In an election victory that seemed unthinkable just a day ago, one of the most conservative members of the U.S. House of Representatives, Rep. Mike Johnson (LA-4), has been elected Speaker of the House. Rep. Johnson has a 92% rating from the American Conservative Union

and 90% from Heritage Action. Johnson was elected 220-209, unanimously supported by his fellow Republicans.


Rep. Johnson’s unlikely elevation came after Rep. Tom Emmer’s nomination was torpedoed by united conservative opposition inside and outside of Congress – including a social media post by former President Donald Trump, “I have many wonderful friends wanting to be Speaker of the House, and some are truly great Warriors. RINO Tom Emmer, who I do not know well, is not one of them,” Trump wrote on Truth Social. "Voting for a Globalist RINO like Tom Emmer would be a tragic mistake!”


Emmer quickly withdrew his name from consideration and Republicans caucused Tuesday night to select a new majority party nominee for Speaker. After several chaotic ballots, which even saw the reemergence of ousted Speaker Kevin McCarthy as a candidate – and where our conservative preference, Rep. Byron Donalds, often ran second – the House Republican Conference settled on Rep. Mike Johnson as the consensus and eventually unanimous nominee.

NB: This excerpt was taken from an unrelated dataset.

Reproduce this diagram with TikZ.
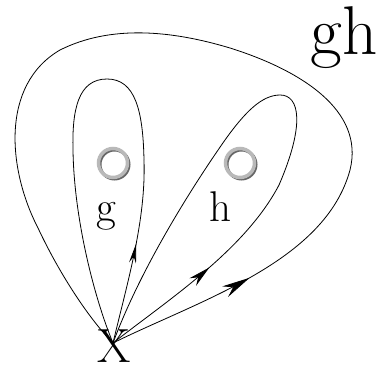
\documentclass[tikz,border=0pt]{standalone}
\usetikzlibrary{arrows.meta,decorations.markings}
\begin{document}
\begin{tikzpicture}[x=1pt, y=-1pt, >=Stealth,
  loop/.style={draw, line width=0.8pt},
  midtip/.style n args={3}{postaction={decorate}, decoration={markings,
    mark=at position #1 with {\arrow{Stealth[length=#2pt, width=#3pt]}}}},
  ball/.style={circle, minimum size=29pt, inner sep=0pt, draw=gray!55, line width=3.5pt},
  ballshade/.style={circle, minimum size=29pt, inner sep=0pt, draw=black!60, line width=3pt},
  letter/.style={anchor=base, inner sep=0pt}]
\useasboundingbox (0,0) rectangle (381,369);
% obstacles
\node[ballshade] at (114.5,164.5) {};
\node[ball] (ballg) at (113,163) {};
\node[ballshade] at (241.5,164.5) {};
\node[ball] (ballh) at (240,163) {};
% labels
\node[letter, font=\fontsize{43}{43}\selectfont] (lg) at (106,222) {g};
\node[letter, font=\fontsize{43}{43}\selectfont] (lh) at (220,222) {h};
\node[letter, font=\fontsize{69}{69}\selectfont] (lgh) at (344,55) {gh};
\node[letter, font=\fontsize{48}{48}\selectfont] (x) at (114,362) {X};
\coordinate (o) at (113,343);
% loop g
\draw[loop, midtip={0.55}{20}{7}] (o) .. controls (128,280) and (146,220) .. (144,160) coordinate (g1);
\draw[loop] (g1) .. controls (143,110) and (135,79) .. (107,79)
  .. controls (78,79) and (72,110) .. (73,150)
  .. controls (74,220) and (95,300) .. (o);
% loop h
\draw[loop, midtip={0.53}{22}{10}] (o) .. controls (168,300) and (245,250) .. (279,185) coordinate (h1);
\draw[loop] (h1) .. controls (305,125) and (300,95) .. (280,95)
  .. controls (262,95) and (245,112) .. (225,140)
  .. controls (190,190) and (140,270) .. (o);
% loop gh
\draw[loop, midtip={0.5}{28}{12}] (o) .. controls (200,300) and (325,262) .. (350,170) coordinate (k1);
\draw[loop] (k1) .. controls (365,110) and (300,70) .. (230,48)
  .. controls (170,30) and (110,25) .. (60,50)
  .. controls (0,85) and (8,170) .. (38,228)
  .. controls (60,275) and (90,320) .. (o);
\end{tikzpicture}
\end{document}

Johnson issued his first statement as Speaker moments after being elected by his colleagues, calling it "the honor of a lifetime" to preside over the House.

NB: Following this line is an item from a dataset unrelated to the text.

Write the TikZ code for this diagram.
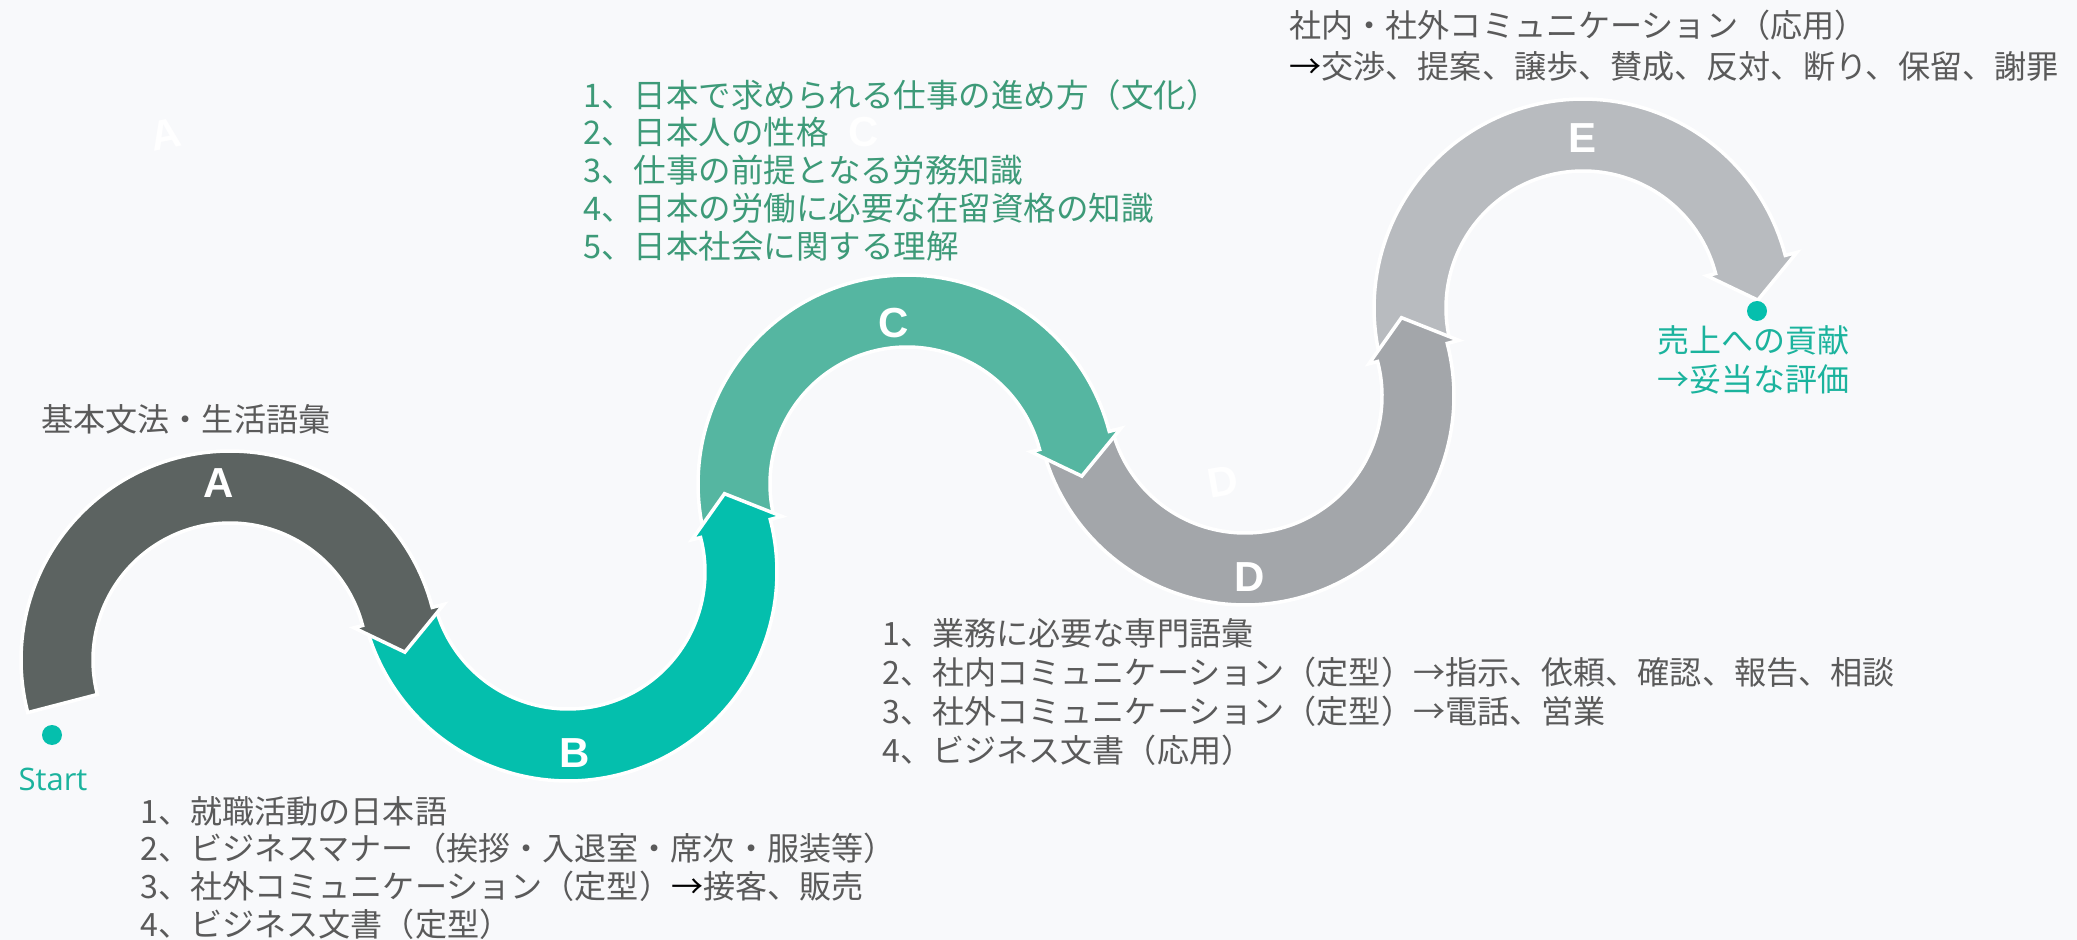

"It is the honor of a lifetime to have been elected the 56th Speaker of the House," the Republican conference vice chairman said in a post on X. "Thank you to my colleagues, friends, staff, and family for the unmatched support throughout this process."


The first Speaker to be elected from Louisiana acknowledged that it had "been an arduous few weeks, and a reminder that the House is as complicated and diverse as the people we represent."

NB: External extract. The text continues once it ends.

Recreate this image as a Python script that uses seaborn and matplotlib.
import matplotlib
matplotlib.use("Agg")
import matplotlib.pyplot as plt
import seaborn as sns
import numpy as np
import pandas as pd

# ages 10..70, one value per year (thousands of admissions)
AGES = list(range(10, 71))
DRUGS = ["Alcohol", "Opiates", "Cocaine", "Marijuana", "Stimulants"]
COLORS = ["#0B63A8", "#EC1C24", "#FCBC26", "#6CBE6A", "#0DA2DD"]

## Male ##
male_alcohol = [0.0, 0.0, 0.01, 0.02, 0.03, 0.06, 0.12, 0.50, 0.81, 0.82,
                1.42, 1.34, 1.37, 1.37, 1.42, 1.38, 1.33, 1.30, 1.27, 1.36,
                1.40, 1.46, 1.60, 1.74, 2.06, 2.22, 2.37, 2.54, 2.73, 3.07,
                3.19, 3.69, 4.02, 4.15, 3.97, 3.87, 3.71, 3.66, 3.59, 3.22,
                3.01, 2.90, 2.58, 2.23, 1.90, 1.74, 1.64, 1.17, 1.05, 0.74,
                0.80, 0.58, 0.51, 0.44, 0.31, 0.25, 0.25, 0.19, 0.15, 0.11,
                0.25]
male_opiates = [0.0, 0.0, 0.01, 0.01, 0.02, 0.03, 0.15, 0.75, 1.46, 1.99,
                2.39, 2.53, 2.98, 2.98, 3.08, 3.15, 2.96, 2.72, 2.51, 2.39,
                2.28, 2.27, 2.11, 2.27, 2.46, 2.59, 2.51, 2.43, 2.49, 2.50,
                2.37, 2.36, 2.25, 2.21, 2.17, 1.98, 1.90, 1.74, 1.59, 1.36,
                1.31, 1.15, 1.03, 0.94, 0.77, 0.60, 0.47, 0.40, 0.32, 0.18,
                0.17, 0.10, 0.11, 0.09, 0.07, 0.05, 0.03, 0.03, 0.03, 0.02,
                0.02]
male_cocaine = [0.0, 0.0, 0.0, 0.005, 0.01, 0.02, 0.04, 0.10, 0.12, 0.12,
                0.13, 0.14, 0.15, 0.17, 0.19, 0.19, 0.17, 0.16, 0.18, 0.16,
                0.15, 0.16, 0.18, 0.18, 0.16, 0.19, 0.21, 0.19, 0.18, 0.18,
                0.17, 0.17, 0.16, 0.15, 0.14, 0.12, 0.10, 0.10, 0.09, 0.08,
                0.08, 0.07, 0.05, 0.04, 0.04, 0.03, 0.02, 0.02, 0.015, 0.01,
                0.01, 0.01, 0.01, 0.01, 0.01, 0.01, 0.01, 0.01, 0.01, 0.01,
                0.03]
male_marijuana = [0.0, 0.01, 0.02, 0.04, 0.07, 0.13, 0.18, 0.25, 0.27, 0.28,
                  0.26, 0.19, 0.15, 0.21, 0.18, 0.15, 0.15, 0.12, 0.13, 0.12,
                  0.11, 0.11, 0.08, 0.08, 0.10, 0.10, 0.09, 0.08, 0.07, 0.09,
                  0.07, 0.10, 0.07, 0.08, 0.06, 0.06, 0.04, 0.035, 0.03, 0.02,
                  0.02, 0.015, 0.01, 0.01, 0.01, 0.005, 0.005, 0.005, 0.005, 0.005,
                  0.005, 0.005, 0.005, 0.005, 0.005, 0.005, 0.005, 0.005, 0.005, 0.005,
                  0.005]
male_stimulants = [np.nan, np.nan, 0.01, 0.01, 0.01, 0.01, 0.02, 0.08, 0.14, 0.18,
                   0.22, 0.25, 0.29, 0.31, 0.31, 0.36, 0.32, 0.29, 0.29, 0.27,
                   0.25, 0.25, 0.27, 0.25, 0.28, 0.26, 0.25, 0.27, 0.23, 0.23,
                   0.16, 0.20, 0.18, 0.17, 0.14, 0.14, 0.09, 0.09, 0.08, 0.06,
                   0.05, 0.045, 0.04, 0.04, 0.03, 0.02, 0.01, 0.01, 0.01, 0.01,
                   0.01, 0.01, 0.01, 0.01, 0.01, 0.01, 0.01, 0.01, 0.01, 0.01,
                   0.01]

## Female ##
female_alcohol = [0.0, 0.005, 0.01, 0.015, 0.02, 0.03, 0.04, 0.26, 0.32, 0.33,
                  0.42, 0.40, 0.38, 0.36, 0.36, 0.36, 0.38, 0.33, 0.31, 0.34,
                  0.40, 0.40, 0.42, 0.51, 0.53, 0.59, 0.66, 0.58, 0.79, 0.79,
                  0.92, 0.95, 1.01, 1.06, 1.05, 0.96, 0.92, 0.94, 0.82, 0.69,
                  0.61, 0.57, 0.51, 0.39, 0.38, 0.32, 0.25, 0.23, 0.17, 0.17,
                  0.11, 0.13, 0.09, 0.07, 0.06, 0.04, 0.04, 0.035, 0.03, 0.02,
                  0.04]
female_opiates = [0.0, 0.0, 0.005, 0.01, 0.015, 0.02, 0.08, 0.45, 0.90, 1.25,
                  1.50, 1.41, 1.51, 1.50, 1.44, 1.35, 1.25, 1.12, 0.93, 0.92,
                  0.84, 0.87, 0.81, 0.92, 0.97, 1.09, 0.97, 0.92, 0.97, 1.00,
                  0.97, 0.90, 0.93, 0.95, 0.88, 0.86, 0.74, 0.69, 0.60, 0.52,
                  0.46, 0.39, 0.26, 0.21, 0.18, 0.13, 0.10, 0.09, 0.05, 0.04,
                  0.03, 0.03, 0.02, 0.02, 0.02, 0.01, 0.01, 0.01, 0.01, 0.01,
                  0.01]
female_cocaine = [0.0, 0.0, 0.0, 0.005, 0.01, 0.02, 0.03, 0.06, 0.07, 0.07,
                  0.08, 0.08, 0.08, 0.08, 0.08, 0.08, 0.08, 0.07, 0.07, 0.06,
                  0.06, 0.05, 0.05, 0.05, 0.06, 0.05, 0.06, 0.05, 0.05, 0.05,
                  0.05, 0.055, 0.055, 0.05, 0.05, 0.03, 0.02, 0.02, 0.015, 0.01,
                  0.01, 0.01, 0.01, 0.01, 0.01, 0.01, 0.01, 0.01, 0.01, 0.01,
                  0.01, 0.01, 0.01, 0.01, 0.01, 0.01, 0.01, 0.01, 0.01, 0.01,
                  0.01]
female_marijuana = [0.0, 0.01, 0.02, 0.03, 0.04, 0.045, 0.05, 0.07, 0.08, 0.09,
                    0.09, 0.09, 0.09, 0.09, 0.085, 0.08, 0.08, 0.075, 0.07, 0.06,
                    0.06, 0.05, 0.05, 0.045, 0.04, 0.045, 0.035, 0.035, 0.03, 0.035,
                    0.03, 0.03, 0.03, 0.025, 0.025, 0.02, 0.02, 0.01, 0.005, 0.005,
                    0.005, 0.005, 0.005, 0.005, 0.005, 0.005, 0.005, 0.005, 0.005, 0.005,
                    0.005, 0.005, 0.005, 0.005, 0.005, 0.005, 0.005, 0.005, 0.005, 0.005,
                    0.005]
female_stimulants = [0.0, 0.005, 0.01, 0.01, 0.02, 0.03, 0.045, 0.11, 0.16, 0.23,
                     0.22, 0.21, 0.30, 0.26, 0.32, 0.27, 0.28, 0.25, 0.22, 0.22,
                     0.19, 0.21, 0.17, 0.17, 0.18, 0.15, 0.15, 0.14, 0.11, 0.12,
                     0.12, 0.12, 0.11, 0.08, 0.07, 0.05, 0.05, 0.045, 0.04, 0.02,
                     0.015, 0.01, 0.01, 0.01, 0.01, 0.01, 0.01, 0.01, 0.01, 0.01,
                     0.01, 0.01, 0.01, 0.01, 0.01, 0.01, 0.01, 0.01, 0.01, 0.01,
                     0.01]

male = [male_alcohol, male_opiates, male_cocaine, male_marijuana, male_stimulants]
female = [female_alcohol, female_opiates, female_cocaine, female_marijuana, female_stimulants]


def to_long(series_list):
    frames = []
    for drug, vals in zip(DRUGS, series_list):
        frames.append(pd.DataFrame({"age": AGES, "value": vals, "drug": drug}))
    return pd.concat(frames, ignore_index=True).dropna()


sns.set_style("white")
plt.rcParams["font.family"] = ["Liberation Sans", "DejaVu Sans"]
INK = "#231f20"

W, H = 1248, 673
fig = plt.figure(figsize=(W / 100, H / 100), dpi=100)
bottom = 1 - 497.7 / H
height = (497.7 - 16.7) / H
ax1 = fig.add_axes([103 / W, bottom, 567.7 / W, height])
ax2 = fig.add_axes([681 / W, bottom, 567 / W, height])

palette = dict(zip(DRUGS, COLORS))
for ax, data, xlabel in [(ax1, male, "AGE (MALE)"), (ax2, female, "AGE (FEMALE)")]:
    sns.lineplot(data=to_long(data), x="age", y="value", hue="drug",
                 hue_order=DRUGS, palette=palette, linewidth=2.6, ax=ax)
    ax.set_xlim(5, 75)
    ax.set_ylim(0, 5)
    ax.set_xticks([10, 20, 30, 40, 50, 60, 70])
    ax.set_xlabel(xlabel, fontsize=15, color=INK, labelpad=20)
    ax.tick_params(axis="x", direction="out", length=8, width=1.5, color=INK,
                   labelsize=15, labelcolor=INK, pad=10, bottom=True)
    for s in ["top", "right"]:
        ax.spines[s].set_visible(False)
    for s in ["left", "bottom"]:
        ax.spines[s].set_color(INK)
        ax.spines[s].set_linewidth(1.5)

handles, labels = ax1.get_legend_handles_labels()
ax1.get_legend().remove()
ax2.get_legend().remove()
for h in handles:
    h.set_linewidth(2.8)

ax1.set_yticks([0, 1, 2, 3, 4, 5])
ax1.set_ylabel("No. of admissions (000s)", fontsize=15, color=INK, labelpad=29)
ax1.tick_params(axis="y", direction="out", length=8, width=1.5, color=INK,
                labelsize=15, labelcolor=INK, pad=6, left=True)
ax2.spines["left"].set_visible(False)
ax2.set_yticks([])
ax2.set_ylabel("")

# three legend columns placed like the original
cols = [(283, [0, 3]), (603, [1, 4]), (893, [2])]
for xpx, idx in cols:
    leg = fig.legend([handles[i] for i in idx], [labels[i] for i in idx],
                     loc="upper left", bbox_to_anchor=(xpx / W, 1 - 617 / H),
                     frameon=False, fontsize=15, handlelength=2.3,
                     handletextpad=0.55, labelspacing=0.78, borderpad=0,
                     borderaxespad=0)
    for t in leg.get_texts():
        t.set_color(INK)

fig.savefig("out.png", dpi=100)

"The urgency of this moment demands bold, decisive action to restore trust, advance our legislative priorities, and demonstrate good governance," Johnson added, promising that Republicans were "eager to get to work" and to "advance a comprehensive conservative policy agenda."


"And we will restore sanity to a government desperately in need of it," he emphasized according to reporting by the New York Post.


House Republican Conference Chair Elise Stefanik described Mike Johnson as a deeply principled man of faith who was strong, fair, and kind, and able to lead the House in facing the country's significant problems. "The people are looking to this great chamber to save America, and save America we will," Ms. Stefanik said. "Today is the day we get this done."


Lawrence Wilson, writing for the Epoch Times reported Speaker Johnson aims to pass the remaining eight appropriations bills in quick succession, which will allow the House to negotiate with the Democrat-controlled Senate from “a position of strength.” He did not rule out the passage of a second stopgap spending bill if necessary.


The new speaker has proposed using creative approaches to moving the spending bills quickly, including forcing some bills out of the appropriations committee and forming a working group to address problems in the Agriculture bill, which failed to pass in September.


Mr. Wilson observed that it is unclear how these tactics will be received by House Republicans given that concern about following the “regular order” of the legislative process was a key complaint against former Speaker Kevin McCarthy. Passage of a 45-day stopgap spending measure became the final straw that prompted his removal from office.

However, that analysis oversimplifies the reasons for McCarthy’s downfall and the resulting dissension within the House Republican Conference.

The failure of the Appropriations Committee and its various subcommittees to report out spending bills on schedule, thus requiring another Continuing Resolution, was a proximate cause of McCarthy’s downfall. However, in a strange twist, those same “appropriators” were the 20 or so GOP Members that torpedoed conservative all star Jim Jordan’s candidacy and demanded a big spender, such as Rep. Tom Emmer, as the GOP’s nominee for Speaker of the House.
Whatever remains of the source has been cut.